The draconian restriction on buying wine meant that I drank nothing stronger than tea for 5 weeks. I was hoping when I hopped on the scales I'd be a few kilos lighter but no. This therefore suggests to me that if abstaining from wine doesn't lead to weight loss, drinking wine doesn't lead to weight gain.
I'm already putting this theory to the test as, at the last minute, my plans were changed yet again and instead of boarding a plane to Inverness I got on one to Bodrum.  A bottle of red has already been shared with my other half and I am closing the Swedish chapter of BacktoBodrum with a photo of the sun going down taken from my room on the Bjare peninsula.

Monday, 6 August 2012

Bathrobes in Torekov and Bed wear in Bodrum.

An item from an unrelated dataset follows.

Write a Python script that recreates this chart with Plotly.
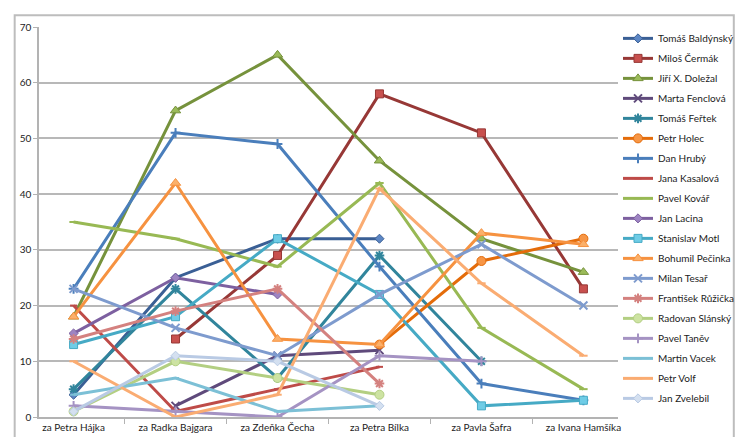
import plotly.graph_objects as go

categories = ["za Petra Hájka", "za Radka Bajgara", "za Zdeňka Čecha",
              "za Petra Bílka", "za Pavla Šafra", "za Ivana Hamšíka"]

names = ["Tomáš Baldýnský", "Miloš Čermák", "Jiří X. Doležal", "Marta Fenclová",
         "Tomáš Feřtek", "Petr Holec", "Dan Hrubý", "Jana Kasalová", "Pavel Kovář",
         "Jan Lacina", "Stanislav Motl", "Bohumil Pečinka", "Milan Tesař",
         "František Růžička", "Radovan Slánský", "Pavel Taněv", "Martin Vacek",
         "Petr Volf", "Jan Zvelebil"]

baldynsky = [4, 25, 32, 32, None, None]
cermak = [None, 14, 29, 58, 51, 23]
dolezal = [18, 55, 65, 46, 32, 26]
fenclova = [None, 2, 11, 12, None, None]
frtek = [5, 23, 7, 29, 10, None]
holec = [None, None, None, 13, 28, 32]
hruby = [23, 51, 49, 27, 6, 3]
kasalova = [20, 1, 5, 9, None, None]
kovar = [35, 32, 27, 42, 16, 5]
lacina = [15, 25, 22, None, None, None]
motl = [13, 18, 32, 22, 2, 3]
pecinka = [18, 42, 14, 13, 33, 31]
tesar = [23, 16, 11, 22, 31, 20]
ruzicka = [14, 19, 23, 6, None, None]
slansky = [1, 10, 7, 4, None, None]
tanev = [2, 1, 0, 11, 10, None]
vacek = [4, 7, 1, 2, None, None]
volf = [10, 0, 4, 41, 24, 11]
zvelebil = [1, 11, 10, 2, None, None]

series = [baldynsky, cermak, dolezal, fenclova, frtek, holec, hruby, kasalova,
          kovar, lacina, motl, pecinka, tesar, ruzicka, slansky, tanev, vacek,
          volf, zvelebil]

line_colors = ["#3A5F95", "#973836", "#76923C", "#5F4A7B", "#31859C", "#E46C0A",
               "#4A7EBB", "#BE4B48", "#98B954", "#7D60A0", "#46AAC5", "#F69240",
               "#7E9BCE", "#D4817F", "#B3CF82", "#A593C3", "#7CC0D6", "#FAAC72",
               "#B9CAE4"]
fill_colors = ["#5C86C4", "#C8504E", "#9BBB59", "#8064A2", "#4BACC6", "#F79646",
               "#6E9BD6", "#D86A66", "#B3D07A", "#9D84C2", "#6FCCE6", "#FBB06A",
               "#A6BCE2", "#E8A3A1", "#CDE3A2", "#C1B3DA", "#A3D8E8", "#FCC89E",
               "#D4E0F0"]
symbols = ["diamond", "square", "triangle-up", "x-thin", "asterisk", "circle",
           "cross-thin", "line-ew", "line-ew"]
sizes = [7, 8, 9, 8, 8, 9, 7, 5, 6]

fig = go.Figure()
for i, (name, vals) in enumerate(zip(names, series)):
    k = i % 9
    sym = symbols[k]
    thin = sym in ("x-thin", "asterisk", "cross-thin", "line-ew")
    fig.add_trace(go.Scatter(
        x=categories, y=vals, name=name, mode="lines+markers",
        legendgroup=name,
        line=dict(color=line_colors[i], width=3),
        marker=dict(symbol=sym, size=sizes[k],
                    color=fill_colors[i],
                    line=dict(color=line_colors[i], width=2 if thin else 1)),
    ))

fig.update_layout(
    width=744, height=437,
    margin=dict(l=27, r=124, t=14, b=26),
    paper_bgcolor="white", plot_bgcolor="white",
    font=dict(family="Lato, Open Sans, sans-serif", size=10, color="#222222"),
    showlegend=True,
    legend=dict(x=1.0, xanchor="left", y=1.008, yanchor="top",
                font=dict(size=10), tracegroupgap=1, itemwidth=30,
                maxheight=430, bgcolor="rgba(0,0,0,0)"),
)
fig.update_xaxes(type="category", showgrid=False, showline=True,
                 linecolor="#B3B3B3", linewidth=1.5, ticks="outside",
                 tickson="boundaries", ticklen=5, tickcolor="#B3B3B3",
                 tickfont=dict(size=10))
fig.update_yaxes(range=[0, 70], dtick=10, showgrid=True, gridcolor="#B8B8B8",
                 gridwidth=1.5, showline=True, linecolor="#B3B3B3", linewidth=1.5,
                 ticks="outside", ticklen=4, tickcolor="#B3B3B3", zeroline=False,
                 tickfont=dict(size=10))

fig.add_shape(type="rect", xref="paper", yref="paper",
              x0=-0.042, x1=1.2, y0=-0.055, y1=1.03,
              line=dict(color="#BDBDBD", width=2))

fig.write_html("out.html")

A couple of years ago, Tesco stores in Britain issued a decree stating that improperly dressed customers wouldn't be allowed into their stores. They'd better not open a branch in Torekov, where a dressing gown is the default outfit for a trip to the supermarket or a wander around town. I was initially shocked and had a giggle on seeing my first toweling clad gentleman in the check-out queue at the Ica supermarket. By the third day I was used to bathrobes on bicycles and bare ankles in the bakers.

I wondered if the whole of Sweden was like this.  It took me three weeks to open a guide book to the area and learn that Torekov is an exclusive resort, where houses are extremely difficult to get your hands on and the residents of this posh little town like to distinguish themselves from the visitors by wearing bathrobes.


When I first moved to Bodrum, the back streets were full of old chaps wearing pyjama bottoms on their way to the baker or the tea house.  I thought they were just lazy and couldn't be bothered to get dressed, but maybe they were affirming themselves as residents of this fine town, not to be confused with the over-dressed tourists. From a couple of thousand kms away, I'm trying to recall seeing anyone in the streets in pyjamas recently and I don't think they are still around, but if they are, I will look on them in a completely new light when I return.

Friday, 3 August 2012

Boatbum in Blue

Wandering around the harbour in Torekov on my day off, I had to take a photo of this Volvo Penta sign. The same white logo on a bright blue background witnessed a life-changing moment in my life 30 years ago.  November 1982, the tourist season had finished and we were winterising a fleet of Swedish Maxi yachts in Bodrum marina.  I was dismantling winches, up to my elbows in grease and wearing a fetching blue boiler suit supplied by Volvo, (with their logo boldly printed on the front and back), when our local agent walked by with a stunningly attractive, very tall stranger. Serendipity, fate, kismet; call it what you will but after 28 years of marriage, 26 years of which we have worked as well as lived together, I hope this still good-looking chap doesn't rue the day he went for a wander in the marina but is enjoying his 5 weeks of freedom.